Pensemos brevemente cómo se refleja esto en términos de los protagonistas de mis tres últimas columnas: la carne, el azúcar y las harinas refinadas.
Cuando compramos carnes procesadas —hamburguesas, salchichones, salchichas, chorizos, butifarras, nuggets, etc. — lo que terminamos consumiendo, finalmente, son mezclas de varios cortes, tejidos grasos y el menudo de muchos animales, que han sido tratados con productos químicos que les añaden sabor, consistencia, color y durabilidad.
Cuando compramos azúcar y harinas refinadas (cuya combinación engendra el cereal azucarado que nos ofrecen como nutritiva y conveniente alternativa para un desayuno de campeones), terminamos consumiendo un tipo de carbohidrato que ha sido despojado de los nutrientes y las fibras que le aportan elementos esenciales a nuestro organismo y que le ayudan al cuerpo a saber cuándo ya ha consumido suficiente glucosa.
Para empeorar las cosas, un reciente estudio de la Universidad Javeriana muestra que en Colombia “cerca del 95% de la publicidad en la franja infantil es de bebidas y alimentos ultra procesados”.
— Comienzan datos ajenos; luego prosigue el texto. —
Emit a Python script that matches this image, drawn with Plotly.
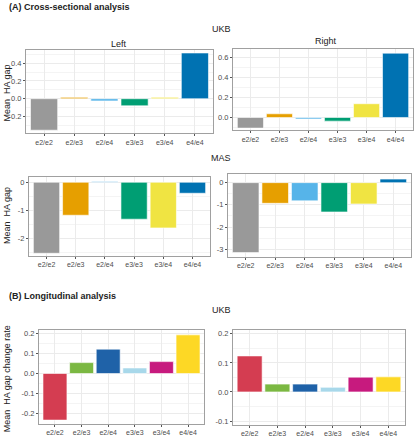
import plotly.graph_objects as go

genotypes = ["e2/e2", "e2/e3", "e2/e4", "e3/e3", "e3/e4", "e4/e4"]

ukb_left = [-0.354, 0.015, -0.025, -0.08, 0.015, 0.514]
ukb_right = [-0.107, 0.037, -0.015, -0.037, 0.138, 0.646]
mas_left = [-2.52, -1.17, 0.03, -1.31, -1.62, -0.39]
mas_right = [-3.15, -0.93, -0.82, -1.32, -0.96, 0.16]
long_left = [-0.235, 0.055, 0.123, 0.028, 0.06, 0.195]
long_right = [0.124, 0.027, 0.027, 0.016, 0.051, 0.052]

cross_colors = ["#999999", "#E69F00", "#56B4E9", "#009E73", "#F0E442", "#0072B2"]
long_colors = ["#D43D51", "#7BB842", "#1F62A8", "#A8D8EA", "#C71A7E", "#FDD825"]

W, H = 420, 440

panels = [
    (ukb_left, cross_colors, (26, 213, 49, 133), [-0.39, 0.55],
     [-0.2, 0.0, 0.2, 0.4], ["-0.2", "0.0", "0.2", "0.4"]),
    (ukb_right, cross_colors, (233, 413, 48, 130), [-0.13, 0.69],
     [0.0, 0.2, 0.4, 0.6], ["0.0", "0.2", "0.4", "0.6"]),
    (mas_left, cross_colors, (29, 210, 177, 256), [-2.61, 0.18],
     [-2, -1, 0], ["-2", "-1", "0"]),
    (mas_right, cross_colors, (228, 411, 174, 257), [-3.34, 0.38],
     [-3, -2, -1, 0], ["-3", "-2", "-1", "0"]),
    (long_left, long_colors, (39, 204, 331, 425), [-0.255, 0.217],
     [-0.2, -0.1, 0.0, 0.1, 0.2], ["-0.2", "-0.1", "0.0", "0.1", "0.2"]),
    (long_right, long_colors, (233, 405, 330, 426), [-0.114, 0.215],
     [-0.1, 0.0, 0.1, 0.2], ["-0.1", "0.0", "0.1", "0.2"]),
]

fontf = "Liberation Sans, Arial"
fig = go.Figure()
layout = {}
for i, (vals, cols, (x0, x1, y0, y1), yr, tv, tt) in enumerate(panels, start=1):
    xa = "x" if i == 1 else f"x{i}"
    ya = "y" if i == 1 else f"y{i}"
    fig.add_trace(go.Bar(
        x=genotypes, y=vals, marker=dict(color=cols, line=dict(color="white", width=0.6)),
        width=0.9, xaxis=xa, yaxis=ya, showlegend=False, hoverinfo="x+y",
    ))
    xkey = "xaxis" if i == 1 else f"xaxis{i}"
    ykey = "yaxis" if i == 1 else f"yaxis{i}"
    layout[xkey] = dict(
        domain=[x0 / W, x1 / W], anchor=ya, range=[-0.6, 5.6],
        showgrid=True, gridcolor="#EBEBEB", gridwidth=1,
        showline=True, linecolor="#A0A0A0", linewidth=1, mirror=True,
        ticks="outside", ticklen=2, tickcolor="#555555",
        tickfont=dict(family=fontf, size=7, color="#4D4D4D"),
        zeroline=False, fixedrange=True,
    )
    minor_step = (tv[1] - tv[0]) / 2
    layout[ykey] = dict(
        domain=[1 - y1 / H, 1 - y0 / H], anchor=xa, range=yr,
        tickvals=tv, ticktext=tt,
        showgrid=True, gridcolor="#EBEBEB", gridwidth=1,
        minor=dict(dtick=minor_step, tick0=tv[0], showgrid=True, gridcolor="#F4F4F4", gridwidth=0.5),
        showline=True, linecolor="#A0A0A0", linewidth=1, mirror=True,
        ticks="outside", ticklen=2, tickcolor="#555555",
        tickfont=dict(family=fontf, size=7.5, color="#4D4D4D"),
        zeroline=False, fixedrange=True,
    )

annots = [
    dict(text="<b>(A) Cross-sectional analysis</b>", x=7 / W, y=1 - 6 / H, xanchor="left", yanchor="middle",
         font=dict(size=9, color="#222222")),
    dict(text="UKB", x=221 / W, y=1 - 28 / H, xanchor="center", yanchor="middle", font=dict(size=9, color="#222222")),
    dict(text="Left", x=119 / W, y=1 - 43 / H, xanchor="center", yanchor="middle", font=dict(size=9, color="#222222")),
    dict(text="Right", x=326 / W, y=1 - 40 / H, xanchor="center", yanchor="middle", font=dict(size=9, color="#222222")),
    dict(text="MAS", x=221 / W, y=1 - 158 / H, xanchor="center", yanchor="middle", font=dict(size=9, color="#222222")),
    dict(text="<b>(B) Longitudinal analysis</b>", x=7 / W, y=1 - 296 / H, xanchor="left", yanchor="middle",
         font=dict(size=9, color="#222222")),
    dict(text="UKB", x=221 / W, y=1 - 310 / H, xanchor="center", yanchor="middle", font=dict(size=9, color="#222222")),
    dict(text="Mean  HA gap", x=7 / W, y=1 - 93 / H, xanchor="center", yanchor="middle", textangle=-90,
         font=dict(size=9, color="#222222")),
    dict(text="Mean  HA gap", x=7 / W, y=1 - 216 / H, xanchor="center", yanchor="middle", textangle=-90,
         font=dict(size=9, color="#222222")),
    dict(text="Mean  HA gap change rate", x=7 / W, y=1 - 380 / H, xanchor="center", yanchor="middle", textangle=-90,
         font=dict(size=9, color="#222222")),
]
for a in annots:
    a.update(xref="paper", yref="paper", showarrow=False)
    a["font"]["family"] = fontf

fig.update_layout(
    width=W, height=H, margin=dict(l=0, r=0, t=0, b=0),
    paper_bgcolor="white", plot_bgcolor="white",
    bargap=0.1, annotations=annots, font=dict(family=fontf),
    **layout,
)

fig.write_html(
    "out.html",
    config={"displayModeBar": False},
    post_script="document.body.style.margin='0';document.body.style.overflow='hidden';",
)
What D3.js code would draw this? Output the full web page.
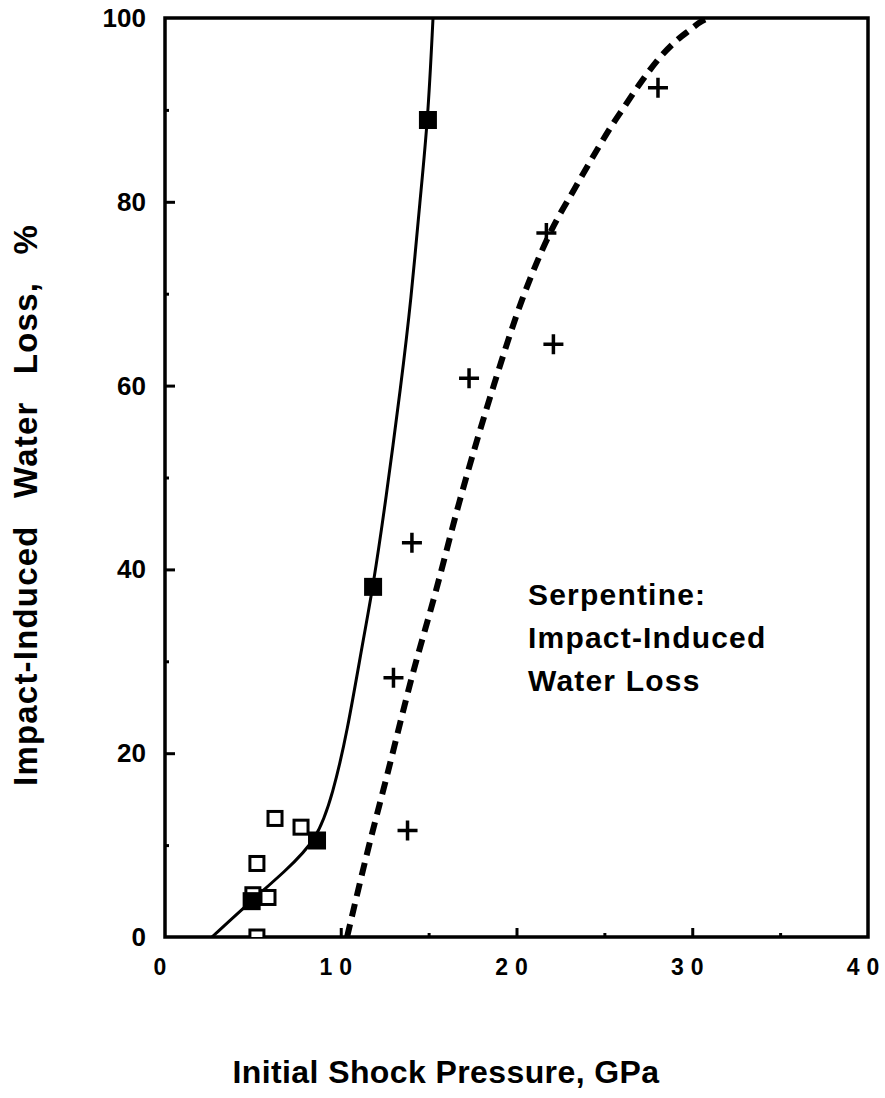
<!DOCTYPE html>
<meta charset="utf-8">
<head>
  <script src="https://d3js.org/d3.v7.min.js"></script>
  <style>
    body { margin: 0; background: #fff; }
    text { font-family: "Liberation Sans", Arial, sans-serif; font-weight: bold; fill: #000; }
  </style>
</head>
<html>
  <body>
    <div id="chart"></div>
  </body>
</html>
<script>
  // data (pressure in GPa, water loss in %)
  const filledX = [4.93, 8.65, 11.84, 14.96];
  const filledY = [3.9, 10.5, 38.1, 88.9];

  const openX = [5.0, 5.86, 5.23, 6.26, 7.74, 5.23];
  const openY = [4.6, 4.3, 8.0, 12.9, 11.95, 0.0];

  const plusX = [13.8, 13.0, 14.05, 17.3, 22.1, 21.7, 28.05];
  const plusY = [11.6, 28.2, 42.9, 60.8, 64.5, 76.6, 92.4];

  // fitted curves
  const solidX = [2.67, 4.89, 6.77, 8.65, 9.56, 10.36, 11.27, 11.84, 12.57, 13.43, 14.0, 14.51, 14.96, 15.25];
  const solidY = [0, 3.9, 7.05, 10.5, 15.65, 22.2, 32.3, 38.1, 47.6, 60.1, 69.3, 80.2, 88.9, 100];

  const dashX = [10.36, 11.55, 12.57, 14.05, 15.42, 16.73, 18.72, 20.31, 21.91, 23.33, 24.69, 25.49, 26.12, 26.97, 28.11, 29.08, 29.87, 30.5, 30.95];
  const dashY = [0, 9.5, 17.1, 28.3, 37.7, 47.2, 60.1, 69.3, 76.6, 81.5, 86.0, 88.5, 90.3, 92.7, 95.6, 97.5, 98.7, 99.6, 100];

  const xTicks = [0, 10, 20, 30, 40];
  const yTicks = [0, 20, 40, 60, 80, 100];
  const noteLines = ["Serpentine:", "Impact-Induced", "Water Loss"];

  const W = 885, H = 1098;
  const m = {left: 165, right: 868, top: 18, bottom: 937};

  const svg = d3.select("#chart").append("svg")
    .attr("width", W).attr("height", H);

  const x = d3.scaleLinear().domain([0, 40]).range([m.left, m.right]);
  const y = d3.scaleLinear().domain([0, 100]).range([m.bottom, m.top]);

  svg.append("clipPath").attr("id", "plot")
    .append("rect")
      .attr("x", m.left).attr("y", m.top)
      .attr("width", m.right - m.left).attr("height", m.bottom - m.top);

  const zip = (xs, ys) => xs.map((v, i) => [v, ys[i]]);

  // ticks, pointing inward
  const xMajor = d3.axisTop(x).tickValues([10, 20, 30]).tickSize(9).tickFormat("");
  const xMinor = d3.axisTop(x).tickValues([5, 15, 25, 35]).tickSize(4).tickFormat("");
  const yMajor = d3.axisRight(y).tickValues([20, 40, 60, 80]).tickSize(10).tickFormat("");
  const yMinor = d3.axisRight(y).tickValues([10, 30, 50, 70, 90]).tickSize(4).tickFormat("");

  [xMajor, xMinor].forEach(a => svg.append("g")
    .attr("transform", `translate(0,${m.bottom})`).call(a)
    .call(g => g.select(".domain").remove())
    .selectAll("line").attr("stroke", "#000").attr("stroke-width", 3));
  [yMajor, yMinor].forEach(a => svg.append("g")
    .attr("transform", `translate(${m.left},0)`).call(a)
    .call(g => g.select(".domain").remove())
    .selectAll("line").attr("stroke", "#000").attr("stroke-width", 3));

  // frame
  svg.append("rect")
    .attr("x", m.left).attr("y", m.top)
    .attr("width", m.right - m.left).attr("height", m.bottom - m.top)
    .attr("fill", "none").attr("stroke", "#000").attr("stroke-width", 3.5);

  // tick labels
  svg.append("g").selectAll("text")
    .data(xTicks).join("text")
      .attr("x", d => x(d) - 1.5)
      .attr("y", 975)
      .attr("text-anchor", "middle")
      .style("font-size", "23px")
      .style("letter-spacing", "7px")
      .text(d => d);

  svg.append("g").selectAll("text")
    .data(yTicks).join("text")
      .attr("x", 146)
      .attr("y", d => y(d) + 9)
      .attr("text-anchor", "end")
      .style("font-size", "26px")
      .text(d => d);

  // curves
  const curves = svg.append("g").attr("clip-path", "url(#plot)");
  curves.append("path")
    .attr("d", d3.line().x(d => x(d[0])).y(d => y(d[1]))
      .curve(d3.curveBasis)(zip(solidX, solidY)))
    .attr("fill", "none").attr("stroke", "#000").attr("stroke-width", 3);
  curves.append("path")
    .attr("d", d3.line().x(d => x(d[0])).y(d => y(d[1]))
      .curve(d3.curveMonotoneX)(zip(dashX, dashY)))
    .attr("fill", "none").attr("stroke", "#000").attr("stroke-width", 6)
    .attr("stroke-dasharray", "13 8");

  // markers
  const marks = svg.append("g").attr("clip-path", "url(#plot)");
  marks.selectAll(".open")
    .data(zip(openX, openY)).join("rect")
      .attr("class", "open")
      .attr("x", d => x(d[0]) - 7).attr("y", d => y(d[1]) - 7)
      .attr("width", 14).attr("height", 14)
      .attr("fill", "#fff").attr("stroke", "#000").attr("stroke-width", 3);
  marks.selectAll(".filled")
    .data(zip(filledX, filledY)).join("rect")
      .attr("class", "filled")
      .attr("x", d => x(d[0]) - 9).attr("y", d => y(d[1]) - 9)
      .attr("width", 18).attr("height", 18)
      .attr("fill", "#000");
  marks.selectAll(".plus")
    .data(zip(plusX, plusY)).join("path")
      .attr("class", "plus")
      .attr("d", d => {
        const cx = x(d[0]), cy = y(d[1]);
        return `M${cx - 10},${cy}H${cx + 10}M${cx},${cy - 10}V${cy + 10}`;
      })
      .attr("stroke", "#000").attr("stroke-width", 3.5);

  // annotation
  svg.append("g").selectAll("text")
    .data(noteLines).join("text")
      .attr("x", 528)
      .attr("y", (d, i) => 605 + i * 43)
      .style("font-size", "30px")
      .style("letter-spacing", "1.2px")
      .text(d => d);

  // axis titles
  svg.append("text")
    .attr("x", 446).attr("y", 1083)
    .attr("text-anchor", "middle")
    .style("font-size", "32px")
    .style("letter-spacing", "0.4px")
    .text("Initial Shock Pressure, GPa");

  svg.append("text")
    .attr("transform", "translate(37,505) rotate(-90)")
    .attr("text-anchor", "middle")
    .style("font-size", "33px")
    .style("letter-spacing", "1.2px")
    .style("word-spacing", "17px")
    .text("Impact-Induced Water Loss, %");
</script>
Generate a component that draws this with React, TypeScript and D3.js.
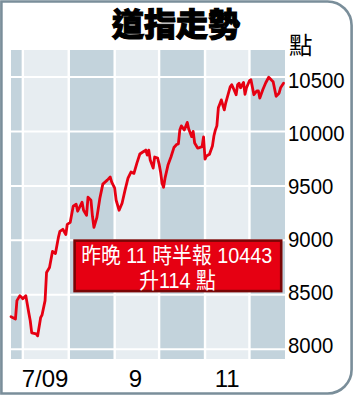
import React from "react";
import * as d3 from "d3";

const title = "道指走勢";
const unit = "點";
const noteLines = ["昨晚 11 時半報 10443", "升114 點"];

const yTicks = [8000, 8500, 9000, 9500, 10000, 10500];
const xTickDates = ["2009-07-16", "2009-09-15", "2009-11-16"];
const xTickLabels = ["7/09", "9", "11"];

const dates = [
  "2009-06-23", "2009-06-26", "2009-06-27", "2009-06-29", "2009-07-01", "2009-07-03", "2009-07-05",
  "2009-07-06", "2009-07-07", "2009-07-10", "2009-07-11", "2009-07-13", "2009-07-14", "2009-07-16",
  "2009-07-17", "2009-07-19", "2009-07-21", "2009-07-23", "2009-07-25", "2009-07-26", "2009-07-28",
  "2009-07-30", "2009-07-31", "2009-08-02", "2009-08-04", "2009-08-06", "2009-08-07", "2009-08-10",
  "2009-08-11", "2009-08-13", "2009-08-14", "2009-08-16", "2009-08-17", "2009-08-18", "2009-08-20",
  "2009-08-22", "2009-08-24", "2009-08-27", "2009-08-29", "2009-08-30", "2009-09-01", "2009-09-02",
  "2009-09-04", "2009-09-06", "2009-09-08", "2009-09-10", "2009-09-12", "2009-09-14", "2009-09-16",
  "2009-09-18", "2009-09-20", "2009-09-22", "2009-09-23", "2009-09-24", "2009-09-25", "2009-09-27",
  "2009-09-28", "2009-09-30", "2009-10-01", "2009-10-02", "2009-10-03", "2009-10-04", "2009-10-05",
  "2009-10-07", "2009-10-09", "2009-10-11", "2009-10-13", "2009-10-14", "2009-10-15", "2009-10-16",
  "2009-10-18", "2009-10-20", "2009-10-21", "2009-10-23", "2009-10-24", "2009-10-25", "2009-10-27",
  "2009-10-28", "2009-10-30", "2009-10-31", "2009-11-01", "2009-11-02", "2009-11-04", "2009-11-06",
  "2009-11-07", "2009-11-08", "2009-11-09", "2009-11-10", "2009-11-11", "2009-11-12", "2009-11-14",
  "2009-11-15", "2009-11-18", "2009-11-19", "2009-11-20", "2009-11-22", "2009-11-23", "2009-11-24",
  "2009-11-25", "2009-11-27", "2009-11-28", "2009-11-29", "2009-12-01", "2009-12-02", "2009-12-04",
  "2009-12-06", "2009-12-07", "2009-12-08", "2009-12-10", "2009-12-12", "2009-12-14", "2009-12-16",
  "2009-12-17", "2009-12-19", "2009-12-21", "2009-12-22", "2009-12-24",
];

const values = [
  8298, 8277, 8446, 8492, 8464, 8492, 8335,
  8261, 8150, 8141, 8123, 8289, 8316, 8446,
  8704, 8750, 8898, 8879, 9027, 9082, 9101,
  9054, 9147, 9165, 9313, 9331, 9267, 9350,
  9276, 9230, 9396, 9368, 9221, 9119, 9211,
  9387, 9516, 9553, 9581, 9535, 9479, 9368,
  9276, 9340, 9461, 9571, 9627, 9615, 9709,
  9793, 9811, 9829, 9783, 9829, 9737, 9663,
  9765, 9756, 9700, 9626, 9525, 9488, 9571,
  9691, 9765, 9852, 9882, 9885, 10014, 10051,
  10014, 10083, 10023, 9952, 10000, 9894, 9848,
  9850, 9860, 9950, 9745, 9775, 9790, 9866,
  9958, 10014, 10051, 10217, 10253, 10290, 10198,
  10263, 10410, 10429, 10401, 10337, 10429, 10443,
  10401, 10450, 10341, 10401, 10466, 10475, 10337,
  10373, 10373, 10306, 10383, 10447, 10498, 10470,
  10457, 10323, 10351, 10401, 10443,
];

const NUM_FONT = "'Liberation Sans', Arial, 'Noto Sans CJK TC', sans-serif";
const CJK_FONT = "'Noto Sans CJK TC', 'Noto Sans CJK SC', sans-serif";

export default function App() {
  const W = 356;
  const H = 395;
  const plot = { l: 11, r: 285, t: 50, b: 359 };
  const parse = d3.timeParse("%Y-%m-%d");

  const data = dates.map((d, i) => ({ date: parse(d) as Date, v: values[i] }));

  const x = d3
    .scaleTime()
    .domain([parse("2009-06-23") as Date, parse("2009-12-25") as Date])
    .range([plot.l, plot.r]);
  const y = d3.scaleLinear().domain([7910, 10748]).range([plot.b, plot.t]);
  const yLabel = d3.scaleLinear().domain([8000, 10500]).range([353.3, 87.5]);

  const [d0, d1] = x.domain();
  const months = d3.timeMonth.range(d3.timeMonth.floor(d0), d1);
  const bands = months.map((m, i) => {
    const next = d3.timeMonth.offset(m, 1);
    const x0 = Math.max(x(m), plot.l);
    const x1 = Math.min(x(next), plot.r);
    return { x0, x1, dark: i % 2 === 0 };
  });
  const separators = months.filter((m) => m > d0).map((m) => x(m));

  const line = d3
    .line<{ date: Date; v: number }>()
    .x((d) => x(d.date))
    .y((d) => y(d.v));

  const R = 24;
  const fl = 1.4, ft = 1.5, fr = 351.6, fb = 393.5;
  const frame = `M${fl},${ft} H${fr - R} A${R},${R} 0 0 1 ${fr},${ft + R} V${fb - R} A${R},${R} 0 0 1 ${fr - R},${fb} H${fl} Z`;

  return (
    <svg
      width={W}
      height={H}
      viewBox={`0 0 ${W} ${H}`}
      style={{ position: "absolute", left: 0, top: 0, background: "#fff" }}
    >
      <rect x={0} y={0} width={W} height={H} fill="#fff" />
      <path d={frame} fill="#fff" stroke="#7a8e9a" strokeWidth={2.6} />

      {/* title */}
      <text
        x={176}
        y={36}
        textAnchor="middle"
        fontFamily={CJK_FONT}
        fontWeight={900}
        fontSize={32}
        fill="#000"
        stroke="#000"
        strokeWidth={1.1}
      >
        {title}
      </text>
      <text x={289} y={54} fontFamily={CJK_FONT} fontSize={23.5} fill="#000">
        {unit}
      </text>

      {/* bands */}
      {bands.map((b, i) => (
        <rect
          key={"b" + i}
          x={b.x0}
          y={plot.t}
          width={b.x1 - b.x0}
          height={plot.b - plot.t}
          fill={b.dark ? "#c3d3dc" : "#e7edf1"}
        />
      ))}
      {yTicks.map((t) => (
        <line key={"h" + t} x1={plot.l} x2={plot.r} y1={y(t)} y2={y(t)} stroke="#fff" strokeWidth={2} />
      ))}
      {separators.map((sx, i) => (
        <line key={"v" + i} x1={sx} x2={sx} y1={plot.t} y2={plot.b} stroke="#fff" strokeWidth={2.4} />
      ))}

      {/* series */}
      <path
        d={line(data) || ""}
        fill="none"
        stroke="#e60012"
        strokeWidth={2.8}
        strokeLinejoin="round"
        strokeLinecap="round"
      />

      {/* y labels */}
      {yTicks.map((t) => (
        <text
          key={"yl" + t}
          transform={`translate(288, ${yLabel(t)}) scale(0.885, 1)`}
          fontFamily={NUM_FONT}
          fontSize={23}
          fill="#000"
        >
          {t}
        </text>
      ))}

      {/* x labels */}
      {xTickDates.map((d, i) => (
        <text
          key={"xl" + i}
          x={x(parse(d) as Date)}
          y={386.7}
          textAnchor="middle"
          fontFamily={NUM_FONT}
          fontSize={24}
          fill="#000"
        >
          {xTickLabels[i]}
        </text>
      ))}

      {/* annotation */}
      <rect x={74.6} y={240.6} width={206.6} height={50.5} fill="#e60012" stroke="#7a0606" strokeWidth={2.6} />
      <text
        transform={`translate(176.7, 262.7) scale(0.9, 1)`}
        textAnchor="middle"
        fontFamily={NUM_FONT}
        fontSize={22}
        fill="#fff"
      >
        {noteLines[0]}
      </text>
      <text
        transform={`translate(177.5, 287.7) scale(0.9, 1)`}
        textAnchor="middle"
        fontFamily={NUM_FONT}
        fontSize={22}
        fill="#fff"
      >
        {noteLines[1]}
      </text>
    </svg>
  );
}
Este no es un fenómeno reciente, pero su incidencia y gravedad es creciente. Los miles de millones de pesos que se invierten en publicitar productos procesados, dan cuenta de las ingentes utilidades que obtienen unas enormes industrias cuyo margen de ganancia se deriva en buena medida de aumentar al máximo el punto de éxtasis de lo que nos venden, jugando con peligrosas combinaciones de sal, azúcar y grasa, diseñadas para que se nos dificulte parar de consumir sus productos.
Por eso, siguiendo con las recomendaciones de Pollan, antes de meter un producto en el carrito de compras en nuestra próxima visita al supermercado preguntémonos: ¿es este producto algo que mi bisabuela hubiera reconocido como comida? Si nuestra bisabuela no lo hubiera reconocido como algo comestible, mejor no lo compremos; así se nos facilitará tomar la sencilla y poderosa decisión de comer comida.
Por supuesto, no solo somos aquello de lo que estamos hechos; también somos lo que decidimos ser.